I'm not sure why so many critics are celebrating the book's humour. I did not find it funny. I did, however, find it fascinating. You've never read anything like it. Susan G. Cole
Anakana Schofield reads October 28, Studio Theatre; and October 31, Brigantine Room.
QUICKSAND by Steve Toltz (Doubleday Canada/Bond Street), 368 pages, $34 cloth. Rating: NNNN
You've never read a book like Quicksand, Steve Toltz's second novel. Nor have you ever met a character like Aldo Benjamin, on whom Toltz spends all of his 368 pages.
The Aussie author's astonishing follow-up to his Man Booker Prize-nominated debut A Fraction Of The Whole deconstructs the brilliant, beleaguered Aldo - beset by misfortune at every turn - first through the eyes of his lifelong best friend, Liam, a lacklustre cop and struggling writer, and then by Aldo himself.

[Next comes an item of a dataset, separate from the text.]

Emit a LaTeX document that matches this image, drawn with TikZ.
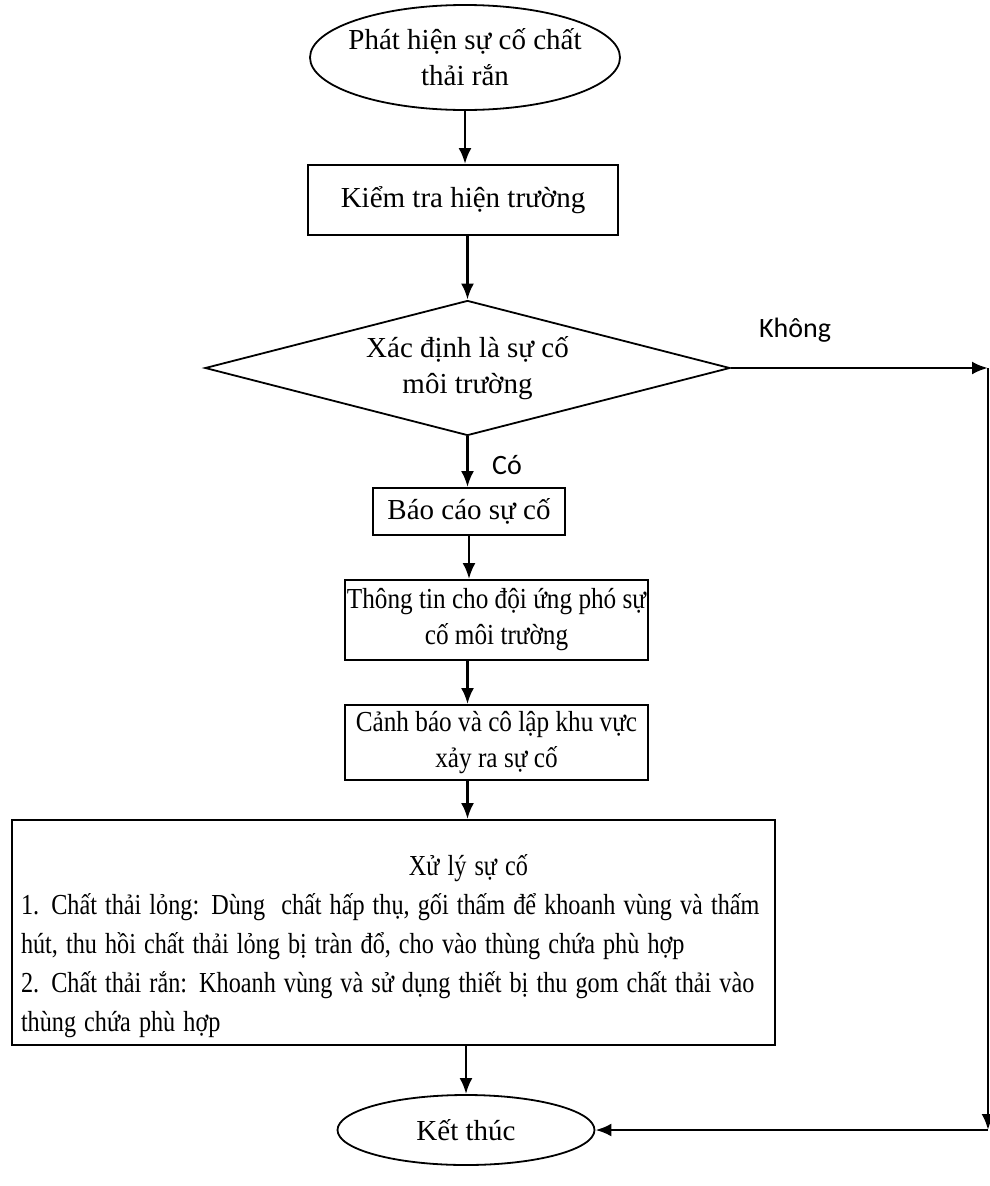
\documentclass[tikz,border=0pt]{standalone}
\usepackage{fontspec}
\usepackage{graphicx}
\setmainfont{Liberation Serif}
\newfontfamily\labelfont{Carlito}
\usetikzlibrary{shapes.geometric,arrows.meta}

% squeeze one line of text sideways
\newcommand{\narrowline}[2][0.87]{\scalebox{#1}[1]{#2}}

\tikzset{
  box/.style={draw, line width=1.8pt, rectangle, align=center, inner sep=0pt},
  oval/.style={draw, line width=1.8pt, ellipse, align=center, inner sep=0pt},
  decision/.style={draw, line width=1.8pt, diamond, aspect=3.9, align=center, inner sep=0pt},
  flow/.style={line width=2.8pt, -{Latex[length=16pt,width=13pt]}},
  answer/.style={font=\labelfont\fontsize{28}{32}\selectfont},
}

\begin{document}
\begin{tikzpicture}[x=1pt,y=-1pt,font=\fontsize{29}{36}\selectfont]
        \useasboundingbox (0,0) rectangle (990,1186);

        % Start and first check
        \node[oval, inner xsep=-8pt, minimum width=310pt, minimum height=105pt] (start) at (465,57.5) {Phát hiện sự cố chất\\thải rắn};
        \node[box, minimum width=310pt, minimum height=70pt] (check) at (463,200) {Kiểm tra hiện trường};

        % Decision
        \node[decision, minimum width=525pt, minimum height=135pt] (decide) at (467.5,368) {Xác định là sự cố\\môi trường};
        \node[answer] (no) at (795,330) {Không};
        \node[answer] (yes) at (507,465) {Có};

        % Steps
        \node[box, minimum width=192pt, minimum height=47pt] (report) at (469,511.5) {Báo cáo sự cố};
        \node[box, minimum width=303pt, minimum height=80pt] (inform) at (496.5,620) {\narrowline{Thông tin cho đội ứng phó sự}\\\narrowline{cố môi trường}};
        \node[box, minimum width=303pt, minimum height=75pt] (warn) at (496.5,742.5) {\narrowline{Cảnh báo và cô lập khu vực}\\\narrowline{xảy ra sự cố}};
        \node[box, minimum width=763pt, minimum height=225pt, text width=745pt, align=left,
              font=\fontsize{29}{39}\selectfont] (handle) at (393.5,932.5) {%
            \rule{0pt}{48pt}\hspace*{388pt}\narrowline[0.835]{Xử lý sự cố}\\
            \narrowline[0.835]{1. Chất thải lỏng: Dùng~ chất hấp thụ, gối thấm để khoanh vùng và thấm}\\
            \narrowline[0.835]{hút, thu hồi chất thải lỏng bị tràn đổ, cho vào thùng chứa phù hợp}\\
            \narrowline[0.835]{2. Chất thải rắn: Khoanh vùng và sử dụng thiết bị thu gom chất thải vào}\\
            \narrowline[0.835]{thùng chứa phù hợp}};

        % End
        \node[oval, minimum width=257pt, minimum height=70pt] (stop) at (466,1130) {Kết thúc};

        % Main flow
        \draw[flow] (start.south) -- (start.south |- check.north);
        \draw[flow] (decide.north |- check.south) -- (decide.north);
        \draw[flow] (decide.south) -- (decide.south |- report.north);
        \draw[flow] (report.south) -- (report.south |- inform.north);
        \draw[flow] (decide.south |- inform.south) -- (decide.south |- warn.north);
        \draw[flow] (decide.south |- warn.south) -- (decide.south |- handle.north);
        \draw[flow] (stop.north |- handle.south) -- (stop.north);

        % "Không" branch
        \coordinate (turnA) at (988,368);
        \coordinate (turnB) at (988,1130);
        \draw[flow] (decide.east) -- (turnA);
        \draw[flow] (turnA) -- (turnB);
        \draw[flow] (turnB) -- (stop.east);
    \end{tikzpicture}
\end{document}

The generally good-hearted but self-absorbed Aldo is fresh out of jail and wheelchair-bound, but we don't learn why until the novel's end. His story comes to us piecemeal, with Liam, beset by his own not insignificant problems, spending the book's first half on the tragicomic events that shaped Aldo's ruined life, starting with his being accused of rape while still a teen virgin.
Then there's Aldo's lost love, Stella. His terrible health. His insurmountable debt due to failed business ventures. (Transdermal chocolates! A steak restaurant for vegans!) There's his court appearance monologue in the book's second half, in which he defends himself to a jury.
It sounds dark, and it is, but humour abounds, and Aldo's stunning pronouncements and run-on observations lend a massively entertaining absurdity. Partly set in an artists' commune, it's also a thoughtful meditation on why we make art, skewering artists (especially visual ones) in the process.
Told in Toltz's dazzling and cutting prose that moves through time and vantage points, the tale intrigues, then mesmerizes, then disturbs and then deeply horrifies before ascending into something heartbreaking and beautiful. It overwhelms you, like Aldo himself, never sagging for even a sentence.
And it'll resonate deeply with anybody who is eternally devoted to someone who brings to the table more darkness than light. Carla Gillis
Toltz participates in Writing The City round table on October 29, Brigantine Room; and reads November 1, Lakeside Terrace.